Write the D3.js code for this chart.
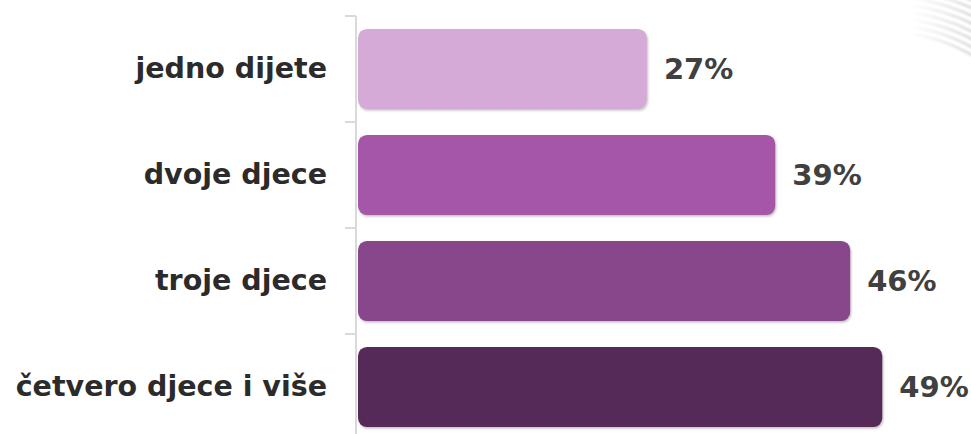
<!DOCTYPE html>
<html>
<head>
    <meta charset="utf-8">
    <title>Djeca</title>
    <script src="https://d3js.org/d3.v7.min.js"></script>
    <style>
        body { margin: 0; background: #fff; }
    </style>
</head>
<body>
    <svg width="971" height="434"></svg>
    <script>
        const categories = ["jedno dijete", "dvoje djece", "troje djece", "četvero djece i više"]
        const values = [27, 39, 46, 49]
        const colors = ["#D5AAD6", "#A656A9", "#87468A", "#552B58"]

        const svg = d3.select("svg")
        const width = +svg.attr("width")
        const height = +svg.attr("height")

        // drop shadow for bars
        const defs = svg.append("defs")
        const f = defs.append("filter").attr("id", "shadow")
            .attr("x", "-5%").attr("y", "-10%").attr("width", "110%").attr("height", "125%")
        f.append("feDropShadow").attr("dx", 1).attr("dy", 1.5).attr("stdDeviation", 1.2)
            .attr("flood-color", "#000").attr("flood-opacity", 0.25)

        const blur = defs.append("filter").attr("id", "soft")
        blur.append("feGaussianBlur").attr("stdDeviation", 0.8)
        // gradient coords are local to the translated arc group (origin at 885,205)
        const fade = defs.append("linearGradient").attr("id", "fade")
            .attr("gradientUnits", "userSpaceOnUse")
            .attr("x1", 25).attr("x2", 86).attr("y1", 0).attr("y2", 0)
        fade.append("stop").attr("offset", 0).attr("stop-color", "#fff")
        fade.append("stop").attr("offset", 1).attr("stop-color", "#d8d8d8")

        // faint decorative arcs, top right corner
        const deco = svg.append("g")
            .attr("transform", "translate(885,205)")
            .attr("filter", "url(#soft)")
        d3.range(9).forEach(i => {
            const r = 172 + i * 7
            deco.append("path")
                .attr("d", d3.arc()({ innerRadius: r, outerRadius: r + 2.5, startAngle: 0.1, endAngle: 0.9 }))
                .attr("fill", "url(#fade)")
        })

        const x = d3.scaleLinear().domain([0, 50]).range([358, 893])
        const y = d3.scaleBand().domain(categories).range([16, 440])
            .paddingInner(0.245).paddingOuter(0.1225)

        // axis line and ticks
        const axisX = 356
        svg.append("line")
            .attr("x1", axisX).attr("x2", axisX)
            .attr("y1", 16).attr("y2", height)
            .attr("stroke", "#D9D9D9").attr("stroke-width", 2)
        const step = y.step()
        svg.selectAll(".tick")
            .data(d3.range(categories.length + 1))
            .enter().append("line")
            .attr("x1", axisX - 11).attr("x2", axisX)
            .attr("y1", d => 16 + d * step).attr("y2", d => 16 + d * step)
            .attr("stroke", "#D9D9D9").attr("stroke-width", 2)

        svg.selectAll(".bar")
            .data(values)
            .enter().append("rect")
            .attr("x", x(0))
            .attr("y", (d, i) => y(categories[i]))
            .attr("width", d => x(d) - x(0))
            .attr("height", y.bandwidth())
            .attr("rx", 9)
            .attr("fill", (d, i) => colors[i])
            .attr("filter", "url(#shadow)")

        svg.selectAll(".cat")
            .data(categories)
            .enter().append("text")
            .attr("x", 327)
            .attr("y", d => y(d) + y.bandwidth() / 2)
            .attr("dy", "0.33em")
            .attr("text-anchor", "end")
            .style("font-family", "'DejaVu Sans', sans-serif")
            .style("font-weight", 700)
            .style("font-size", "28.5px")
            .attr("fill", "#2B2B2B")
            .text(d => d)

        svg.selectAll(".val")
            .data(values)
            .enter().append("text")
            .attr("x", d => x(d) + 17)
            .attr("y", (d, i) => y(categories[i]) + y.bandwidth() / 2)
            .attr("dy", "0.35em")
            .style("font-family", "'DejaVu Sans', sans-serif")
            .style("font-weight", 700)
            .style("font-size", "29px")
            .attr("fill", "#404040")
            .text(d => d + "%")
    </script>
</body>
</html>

○ ○ ○

▶ _What is required_: Go through the material above and print all of it exactly, except the pictures.

▶ _The output_:
Write the D3.js code for this chart.
<!DOCTYPE html>
<html>
<head>
    <meta charset="utf-8">
    <title>Djeca</title>
    <script src="https://d3js.org/d3.v7.min.js"></script>
    <style>
        body { margin: 0; background: #fff; }
    </style>
</head>
<body>
    <svg width="971" height="434"></svg>
    <script>
        const categories = ["jedno dijete", "dvoje djece", "troje djece", "četvero djece i više"]
        const values = [27, 39, 46, 49]
        const colors = ["#D5AAD6", "#A656A9", "#87468A", "#552B58"]

        const svg = d3.select("svg")
        const width = +svg.attr("width")
        const height = +svg.attr("height")

        // drop shadow for bars
        const defs = svg.append("defs")
        const f = defs.append("filter").attr("id", "shadow")
            .attr("x", "-5%").attr("y", "-10%").attr("width", "110%").attr("height", "125%")
        f.append("feDropShadow").attr("dx", 1).attr("dy", 1.5).attr("stdDeviation", 1.2)
            .attr("flood-color", "#000").attr("flood-opacity", 0.25)

        const blur = defs.append("filter").attr("id", "soft")
        blur.append("feGaussianBlur").attr("stdDeviation", 0.8)
        // gradient coords are local to the translated arc group (origin at 885,205)
        const fade = defs.append("linearGradient").attr("id", "fade")
            .attr("gradientUnits", "userSpaceOnUse")
            .attr("x1", 25).attr("x2", 86).attr("y1", 0).attr("y2", 0)
        fade.append("stop").attr("offset", 0).attr("stop-color", "#fff")
        fade.append("stop").attr("offset", 1).attr("stop-color", "#d8d8d8")

        // faint decorative arcs, top right corner
        const deco = svg.append("g")
            .attr("transform", "translate(885,205)")
            .attr("filter", "url(#soft)")
        d3.range(9).forEach(i => {
            const r = 172 + i * 7
            deco.append("path")
                .attr("d", d3.arc()({ innerRadius: r, outerRadius: r + 2.5, startAngle: 0.1, endAngle: 0.9 }))
                .attr("fill", "url(#fade)")
        })

        const x = d3.scaleLinear().domain([0, 50]).range([358, 893])
        const y = d3.scaleBand().domain(categories).range([16, 440])
            .paddingInner(0.245).paddingOuter(0.1225)

        // axis line and ticks
        const axisX = 356
        svg.append("line")
            .attr("x1", axisX).attr("x2", axisX)
            .attr("y1", 16).attr("y2", height)
            .attr("stroke", "#D9D9D9").attr("stroke-width", 2)
        const step = y.step()
        svg.selectAll(".tick")
            .data(d3.range(categories.length + 1))
            .enter().append("line")
            .attr("x1", axisX - 11).attr("x2", axisX)
            .attr("y1", d => 16 + d * step).attr("y2", d => 16 + d * step)
            .attr("stroke", "#D9D9D9").attr("stroke-width", 2)

        svg.selectAll(".bar")
            .data(values)
            .enter().append("rect")
            .attr("x", x(0))
            .attr("y", (d, i) => y(categories[i]))
            .attr("width", d => x(d) - x(0))
            .attr("height", y.bandwidth())
            .attr("rx", 9)
            .attr("fill", (d, i) => colors[i])
            .attr("filter", "url(#shadow)")

        svg.selectAll(".cat")
            .data(categories)
            .enter().append("text")
            .attr("x", 327)
            .attr("y", d => y(d) + y.bandwidth() / 2)
            .attr("dy", "0.33em")
            .attr("text-anchor", "end")
            .style("font-family", "'DejaVu Sans', sans-serif")
            .style("font-weight", 700)
            .style("font-size", "28.5px")
            .attr("fill", "#2B2B2B")
            .text(d => d)

        svg.selectAll(".val")
            .data(values)
            .enter().append("text")
            .attr("x", d => x(d) + 17)
            .attr("y", (d, i) => y(categories[i]) + y.bandwidth() / 2)
            .attr("dy", "0.35em")
            .style("font-family", "'DejaVu Sans', sans-serif")
            .style("font-weight", 700)
            .style("font-size", "29px")
            .attr("fill", "#404040")
            .text(d => d + "%")
    </script>
</body>
</html>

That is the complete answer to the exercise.